Run program 1,000,000 times, 100 integers 0<=N<=50
- unique_sort t~2.1 sec input: unsorted, w/duplicates output: sorted unique values
- remove_dup t~1.4 input: unsorted, w/duplicates output: unsorted unique values
- unique_indices t~1.0 input: sorted, w/duplicates output: unsorted indices for unique values
- BONUS!(Python) t~4.1 input: unsorted, w/duplicates output: sorted unique values
Bottom line: on my machine (i7 8GB laptop) unique_indices is slightly faster than remove_dups. However, remove_dups does not require the input array to be pre-sorted, and actually returns the values rather than the indices (see the gist for a modified version of unique_indices that returns the values instead, which doesn't seem to slow it down much at all).

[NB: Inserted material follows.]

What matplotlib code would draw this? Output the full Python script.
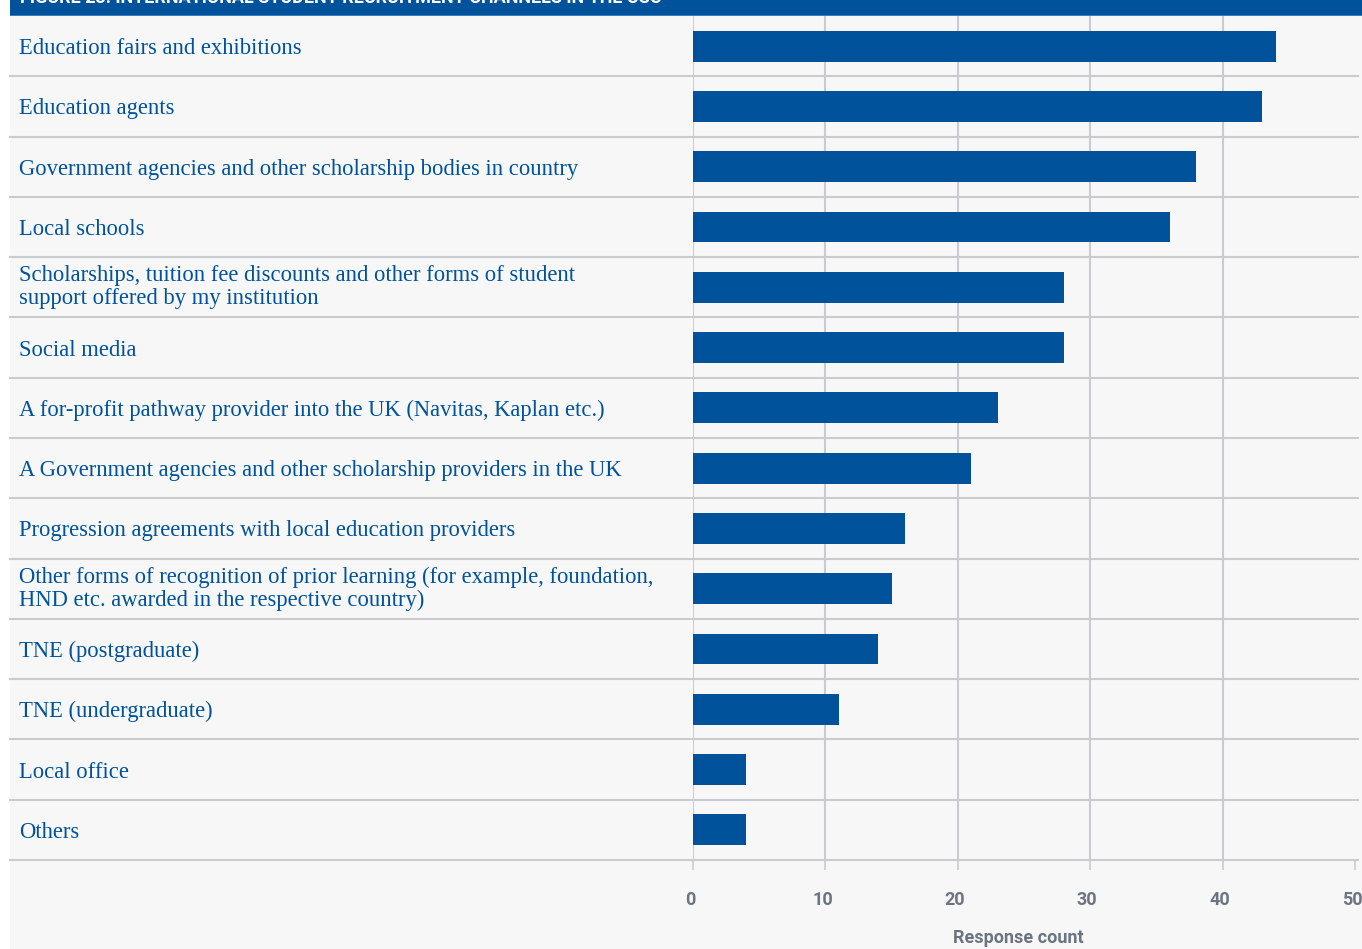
import matplotlib
matplotlib.use("Agg")
import matplotlib.pyplot as plt
from matplotlib.transforms import blended_transform_factory, ScaledTranslation
from matplotlib.patches import Rectangle

categories = [
    "Education fairs and exhibitions",
    "Education agents",
    "Government agencies and other scholarship bodies in country",
    "Local schools",
    "Scholarships, tuition fee discounts and other forms of student\nsupport offered by my institution",
    "Social media",
    "A for-profit pathway provider into the UK (Navitas, Kaplan etc.)",
    "A Government agencies and other scholarship providers in the UK",
    "Progression agreements with local education providers",
    "Other forms of recognition of prior learning (for example, foundation,\nHND etc. awarded in the respective country)",
    "TNE (postgraduate)",
    "TNE (undergraduate)",
    "Local office",
    "Others",
]
values = [44, 43, 38, 36, 28, 28, 23, 21, 16, 15, 14, 11, 4, 4]
xticks = [0, 10, 20, 30, 40, 50]
title = "FIGURE 23: INTERNATIONAL STUDENT RECRUITMENT CHANNELS IN THE USO"
xlabel = "Response count"

W, H = 1362, 949
BLUE = "#00529b"
BG = "#f7f7f7"
GRID = "#c9cbce"
TICKC = "#6b7480"
NARROW = ["Liberation Sans Narrow", "Roboto", "DejaVu Sans"]

fig = plt.figure(figsize=(W / 100, H / 100), dpi=100)
fig.patch.set_facecolor("white")

def fx(px):
    return px / W

def fy(py):
    return 1 - py / H

# panel background
fig.patches.append(Rectangle((fx(10), 0), fx(W - 10), fy(15), transform=fig.transFigure,
                             facecolor=BG, edgecolor="none", zorder=-2))
# title bar
fig.patches.append(Rectangle((fx(10), fy(15)), fx(W - 10), 15 / H, transform=fig.transFigure,
                             facecolor=BLUE, edgecolor="none", zorder=-1))
fig.patches.append(Rectangle((fx(10), fy(16)), fx(W - 10), 1.2 / H, transform=fig.transFigure,
                             facecolor="#3d7cc0", edgecolor="none", zorder=-1))
fig.text(fx(20), fy(3), title, color="white", fontsize=13, fontweight="bold",
         family=["Roboto", "DejaVu Sans"], va="baseline", ha="left")

ax_left, ax_right = 693, 1355
ax_top, ax_bot = 16, 860
ax = fig.add_axes([fx(ax_left), fy(ax_bot), fx(ax_right - ax_left), (ax_bot - ax_top) / H])
ax.set_facecolor("none")
ax.set_zorder(5)
n = len(categories)
ax.set_xlim(0, 50)
ax.set_ylim(n - 0.5, -0.5)

ypos = list(range(n))
ax.barh(ypos, values, height=0.51, color=BLUE, zorder=3, left=0)

for s in ax.spines.values():
    s.set_visible(False)
ax.set_yticks([])
ax.set_xticks(xticks)
ax.set_xticklabels([str(t) for t in xticks], fontsize=13, fontweight="bold", color=TICKC,
                   family=NARROW)
ax.tick_params(axis="x", length=7, width=1.2, color=GRID, pad=15)
shift = ScaledTranslation(-3 / 100, 0, fig.dpi_scale_trans)
for lbl in ax.get_xticklabels():
    lbl.set_transform(lbl.get_transform() + shift)

# vertical gridlines
for t in xticks[:-1]:
    ax.axvline(t, color=GRID, lw=1.5, zorder=1)

# row separator lines
left_frac = (10 - ax_left) / (ax_right - ax_left)
right_frac = (1358 - ax_left) / (ax_right - ax_left)
for i in range(n):
    ax.axhline(i + 0.5, xmin=left_frac, xmax=right_frac, color=GRID, lw=1.5,
               clip_on=False, zorder=2)

fig.text(fx(1018), fy(938), xlabel, fontsize=13, fontweight="bold", color=TICKC,
         family=NARROW, ha="center", va="center")

tr = blended_transform_factory(fig.transFigure, ax.transData)
for i, lab in enumerate(categories):
    ax.text(fx(19), i, lab, transform=tr, ha="left",
            va="center" if "\n" in lab else "center_baseline", color=BLUE,
            fontsize=16.3, family=["Liberation Serif", "DejaVu Serif"], linespacing=1.15,
            clip_on=False)

fig.savefig("out.png", dpi=100, facecolor=fig.get_facecolor())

On the other hand, unique_sort takes around twice as long, but is designed to handle unsorted input, and also returns the values in sorted order, in 8 LOC (minus the var declarations). So that seems a fair trade-off. Anywho, I'm sure unique_sort can be optimized for greater speed using some sort of masking statement, but that's for another day.
Update
The timings shown above were obtained from a test program where each subroutine was placed in a module and executed via a procedure call. However, I found a surprisingly large improvement in performance when unique_sort was placed directly in the main program, completing in only ~0.08 sec for 1 million runs. A speedup of ~25x simply by not using a procedure seems strange to me - ordinarily, I assume that the compiler optimizes the cost of procedure calls away. For example, I found no difference in performance for remove_dup or unique_indices whether they were executed via a procedure or placed directly in the main program.
After #VladimirF pointed out that I was overcomparing, I found I could vectorize my original code (remove the do loop do kx....). I have coupled the "unique" function with a mergesort algorithm loosely based on wikipedia. The guts are contained in module SortUnique
Module SortUnique
contains
Recursive Subroutine MergeSort(temp, Begin, Finish, list)
! 1st 3 arguments are input, 4th is output sorted list
implicit none
integer(kind=4),intent(inout) :: Begin,list(:),temp(:)
integer(kind=4),intent(in) :: Finish
integer(kind=4) :: Middle
if (Finish-Begin<2) then !if run size =1
return !it is sorted
else
! split longer runs into halves
Middle = (Finish+Begin)/2
! recursively sort both halves from list into temp
call MergeSort(list, Begin, Middle, temp)
call MergeSort(list, Middle, Finish, temp)
! merge sorted runs from temp into list
call Merge(temp, Begin, Middle, Finish, list)
endif
End Subroutine MergeSort
Subroutine Merge(list, Begin, Middle, Finish, temp)
implicit none
integer(kind=4),intent(inout) :: list(:),temp(:)
integer(kind=4),intent(in) ::Begin,Middle,Finish
integer(kind=4) :: kx,ky,kz
ky=Begin
kz=Middle
!! While there are elements in the left or right runs...
do kx=Begin,Finish-1
!! If left run head exists and is <= existing right run head.
if (ky.lt.Middle.and.(kz.ge.Finish.or.list(ky).le.list(kz))) then
temp(kx)=list(ky)
ky=ky+1
else
temp(kx)=list(kz)
kz = kz + 1
end if
end do
End Subroutine Merge
Function Unique(list)
!! usage sortedlist=Unique(list)
implicit none
integer(kind=4) :: strt,fin,N
integer(kind=4), intent(inout) :: list(:)
integer(kind=4), allocatable :: unique(:),work(:)
logical,allocatable :: mask(:)
! sort
work=list;strt=1;N=size(list);fin=N+1
call MergeSort(work,strt,fin,list)
! cull duplicate indices
allocate(mask(N));
mask=.false.
mask(1:N-1)=list(1:N-1)==list(2:N)
unique=pack(list,.not.mask)
End Function Unique
End Module SortUnique
Program TestUnique
use SortUnique
implicit none
! find "indices", the list of unique numbers in "list"
integer (kind=4),allocatable :: list(:),newlist(:)
integer (kind=4) :: kx,N=100000 !N even
real (kind=4) :: start,finish,myrandom
allocate(list(N))
do kx=1,N
call random_number(myrandom)
list(kx)=ifix(float(N)/2.*myrandom)
end do
call cpu_time(start)
newlist=unique(list)
call cpu_time(finish)
print *,"cull duplicates: ",finish-start
print *,"size(newlist) ",size(newlist)
End Program TestUnique
At #HighPerformanceMark 's suggestion, the function is simply invoked as newlist=unique(list). The above is certainly not concise, but it seems clear, and it is about 200 times faster than either my original or the other solutions proposed.